Indeed, though Abadi is prime minister, he is far from the most powerful player in his own political party, adds Nicholas Heras, a research associate in the Middle East Security Program at the Center for a New American Security. 

And of those, there are many powerful Iraqis with close ties to Iran who do not want US troop presence in Iraq. They have threatened to hold Abadi to a vote of no confidence – eject him from power – should he side too closely with US forces.

“This places Abadi in an awkward position where his own party doesn’t back him full tilt, and he can’t put all of his political chips in with the Americans,” Mr. Heras adds.

This raises the question of how much influence the US continues to have over Iraq in the first place.

The answer is not much, says retired Col. Peter Mansoor, former executive officer to retired Gen. David Petraeus in Iraq. 

“The fact is that Iran has outmaneuvered us in Iraq and has established de facto veto power over the deployment of US forces in the country,” he says. 

As a result, “I think in the short term there’s going to be a lot of ‘wink, wink, nod, nod,’ ” McCain said.

But even such behind-the-scenes US maneuvering poses challenges.
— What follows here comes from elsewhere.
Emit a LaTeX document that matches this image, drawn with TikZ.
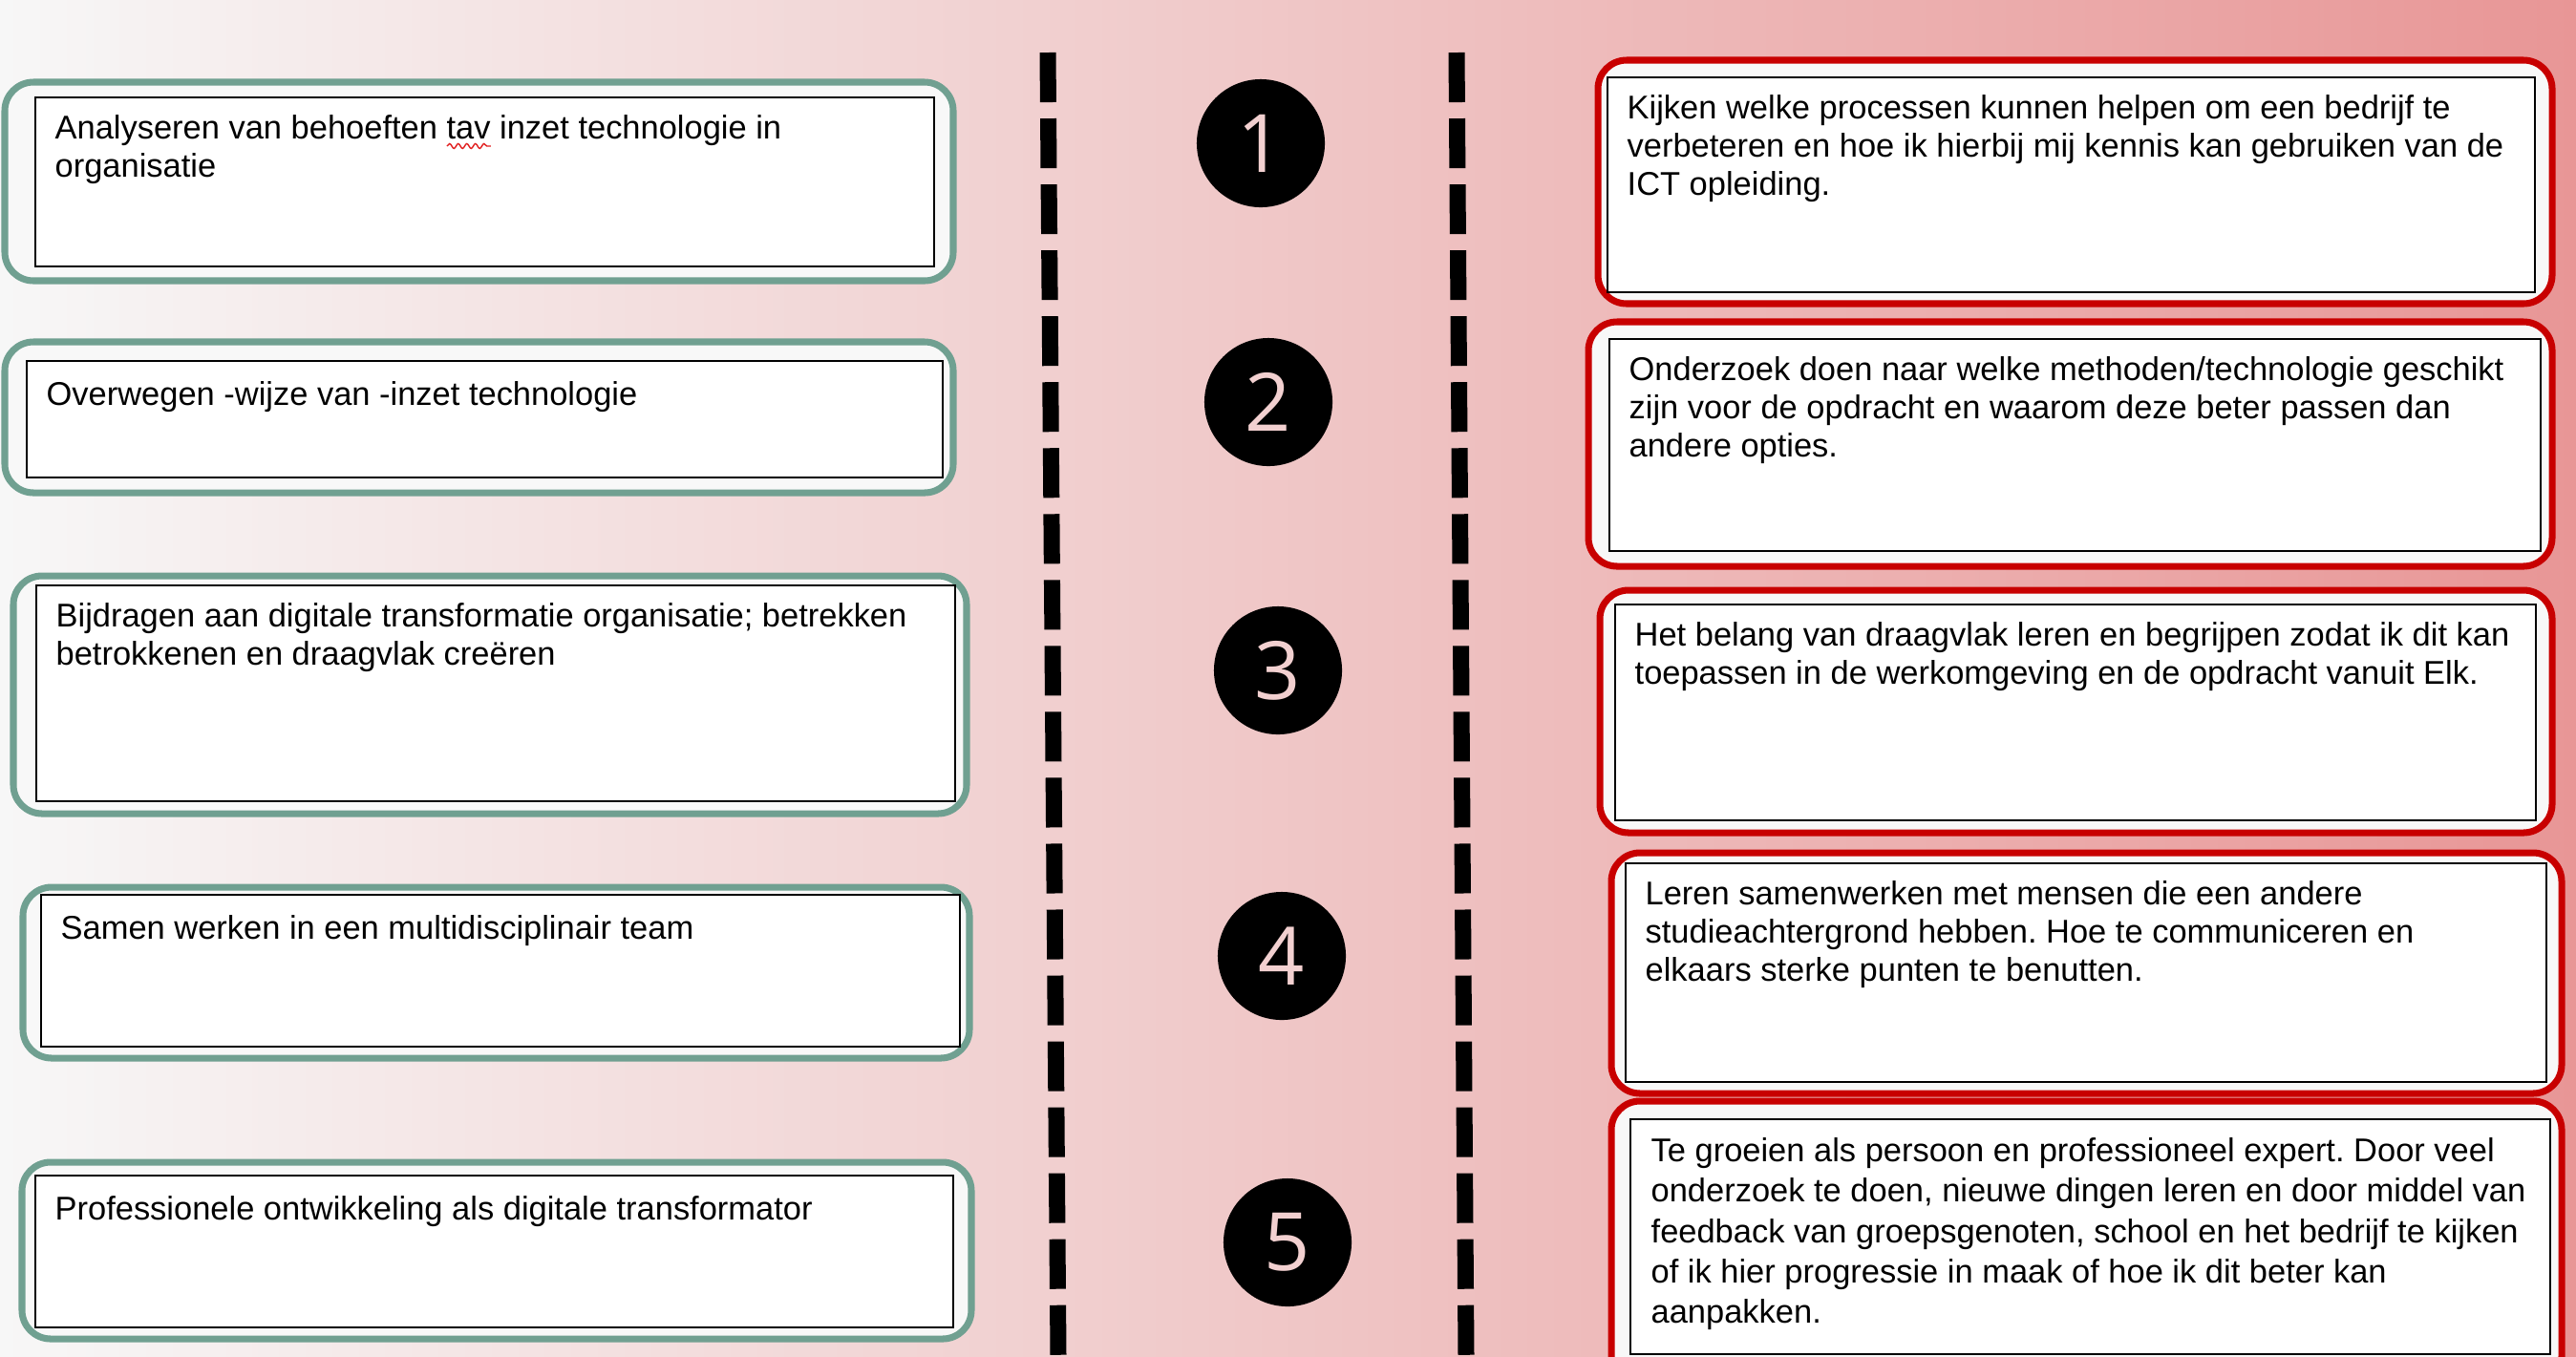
\documentclass[tikz,border=0pt]{standalone}
\usepackage{fontspec}
\setmainfont{Liberation Sans}
\newfontfamily\numfont{Open Sans}
\usepackage{xcolor}
\usetikzlibrary{positioning,fit,decorations.pathmorphing}
\definecolor{bgl}{RGB}{247,247,247}
\definecolor{bgm}{RGB}{241,206,206}
\definecolor{bgr}{RGB}{232,150,150}
\definecolor{lgreen}{RGB}{112,160,145}
\definecolor{rred}{RGB}{200,0,0}
\definecolor{boxwhite}{RGB}{248,248,248}
\definecolor{numpink}{RGB}{242,208,208}
\definecolor{spell}{RGB}{225,30,30}
\frenchspacing

\begin{document}
\begin{tikzpicture}[x=0.01cm, y=-0.01cm,
  frame/.style={rounded corners=3mm, line width=2pt, fill=boxwhite, inner sep=0pt},
  lbox/.style={frame, draw=lgreen},
  rbox/.style={frame, draw=rred},
  card/.style={draw=black, line width=0.6pt, fill=white, inner sep=0pt},
  txt/.style={anchor=north west, align=left, inner sep=0pt, font=\fontsize{9.8}{11.4}\selectfont, execute at begin node=\strut},
  num/.style={circle, fill=black, minimum size=13.4mm, inner sep=0pt, text=numpink, font=\numfont\fontsize{24}{24}\selectfont},
  sep/.style={line width=1.7mm, dash pattern=on 5.2mm off 1.7mm},
  squiggle/.style={spell, line width=0.4pt, decorate, decoration={snake, amplitude=0.25mm, segment length=0.9mm}}]
  \useasboundingbox (0,0) rectangle (2697,1420);
  \clip (0,0) rectangle (2697,1420);
  \fill[left color=bgl, middle color=bgm, right color=bgr] (0,0) rectangle (2697,1420);

  \node[lbox, fit={(5,86) (998,294)}] (g1) {};
  \node[card, fit={(37,102) (978,279)}] (c1) {};
  \node[txt] (t1) at ([shift={(21,19)}]c1.north west) {Analyseren van behoeften tav inzet technologie in\\organisatie};
  \coordinate (sq1) at ([shift={(411,33)}]t1.north west);
  \coordinate (sq2) at ([shift={(457,33)}]t1.north west);
  \draw[squiggle] (sq1) -- (sq2);
  \node[lbox, fit={(5,358) (998,516)}] (g2) {};
  \node[card, fit={(28,378) (987,500)}] (c2) {};
  \node[txt] (t2) at ([shift={(21,19)}]c2.north west) {Overwegen -wijze van -inzet technologie};
  \node[lbox, fit={(14,603) (1012,852)}] (g3) {};
  \node[card, fit={(38,613) (1000,839)}] (c3) {};
  \node[txt] (t3) at ([shift={(21,19)}]c3.north west) {Bijdragen aan digitale transformatie organisatie; betrekken\\betrokkenen en draagvlak creëren};
  \node[lbox, fit={(24,929) (1015,1108)}] (g4) {};
  \node[card, fit={(43,937) (1005,1096)}] (c4) {};
  \node[txt] (t4) at ([shift={(21,19)}]c4.north west) {Samen werken in een multidisciplinair team};
  \node[lbox, fit={(23,1217) (1017,1402)}] (g5) {};
  \node[card, fit={(37,1231) (998,1390)}] (c5) {};
  \node[txt] (t5) at ([shift={(21,19)}]c5.north west) {Professionele ontwikkeling als digitale transformator};

  \coordinate (sa1) at (1097,55);
  \coordinate (sa2) at (1108,1420);
  \coordinate (sb1) at (1525,55);
  \coordinate (sb2) at (1535,1420);
  \draw[sep] (sa1) -- (sa2);
  \draw[sep] (sb1) -- (sb2);

  \node[num] (n1) at (1320,150) {1};
  \node[num] (n2) at (1328,421) {2};
  \node[num] (n3) at (1338,702) {3};
  \node[num] (n4) at (1342,1001) {4};
  \node[num] (n5) at (1348,1301) {5};

  \node[rbox, fit={(1673,63) (2672,318)}] (r1) {};
  \node[card, fit={(1683,81) (2654,306)}] (k1) {};
  \node[txt] (u1) at ([shift={(21,19)}]k1.north west) {Kijken welke processen kunnen helpen om een bedrijf te\\verbeteren en hoe ik hierbij mij kennis kan gebruiken van de\\ICT opleiding.};
  \node[rbox, fit={(1663,337) (2672,593)}] (r2) {};
  \node[card, fit={(1685,355) (2660,577)}] (k2) {};
  \node[txt] (u2) at ([shift={(21,19)}]k2.north west) {Onderzoek doen naar welke methoden/technologie geschikt\\zijn voor de opdracht en waarom deze beter passen dan\\andere opties.};
  \node[rbox, fit={(1675,618) (2672,872)}] (r3) {};
  \node[card, fit={(1691,633) (2655,859)}] (k3) {};
  \node[txt] (u3) at ([shift={(21,19)}]k3.north west) {Het belang van draagvlak leren en begrijpen zodat ik dit kan\\toepassen in de werkomgeving en de opdracht vanuit Elk.};
  \node[rbox, fit={(1687,893) (2682,1145)}] (r4) {};
  \node[card, fit={(1702,904) (2666,1133)}] (k4) {};
  \node[txt] (u4) at ([shift={(21,19)}]k4.north west) {Leren samenwerken met mensen die een andere\\studieachtergrond hebben. Hoe te communiceren en\\elkaars sterke punten te benutten.};
  \node[rbox, fit={(1687,1153) (2682,1450)}] (r5) {};
  \node[card, fit={(1707,1172) (2670,1418)}] (k5) {};
  \node[txt, font=\fontsize{9.8}{12}\selectfont] (u5) at ([shift={(22,20)}]k5.north west) {Te groeien als persoon en professioneel expert. Door veel\\onderzoek te doen, nieuwe dingen leren en door middel van\\feedback van groepsgenoten, school en het bedrijf te kijken\\of ik hier progressie in maak of hoe ik dit beter kan\\aanpakken.};
\end{tikzpicture}
\end{document}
The US cannot simply arm the Kurdish forces in northern Iraq, or Sunni forces that might be interested in fighting IS in the west of the country, without risking, at minimum, disempowering Abadi and more dangerously, severing a US relationship with Iraq.

The Pentagon also had proposed establishing a “National Guard” of sorts among Sunnis in western Anbar province, but Abadi hasn’t been able to push the legislation through the Iraqi legislature.

Pentagon officials say there is currently no timeline for the deployment of the US special operations strike force to Iraq. 

In the meantime, just because Abadi is refusing US offers of help in Iraq “doesn’t mean we should stop offering that support,” Martin of ISW says. “We should continue to reach out to the Iraqi government and see what else we could provide that wouldn’t put him under pressure – not throw our hands up.” 

This might involve using the US troops currently in Iraq to help empower leaders within the Iraqi military that are not viewed as sectarian, or under the influence of Iranian-backed militias, says Heras.

The US military will continue to look for ways to help, should Abadi want to accept them, Carter said this week from Baghdad.

“I look to General MacFarland to look for opportunities in which we can make an important difference,” he said. “And, at that point, I’m confident that the United States would be willing to make its contribution.” 

For now, the Iraqi military is making some progress, slow though it is, against the Islamic State. The forces are gradually clearing Ramadi of IS fighters, with the help of US military trainers. 

 

Iraqi forces are preparing to retake Mosul, Iraq’s second largest city, as well, MacFarland said. IS forces have occupied the city since June 2014. 

“Although they have their own ways of doing things and it may not always be our way,” MacFarland added, “it is, in the end, becoming increasingly effective.”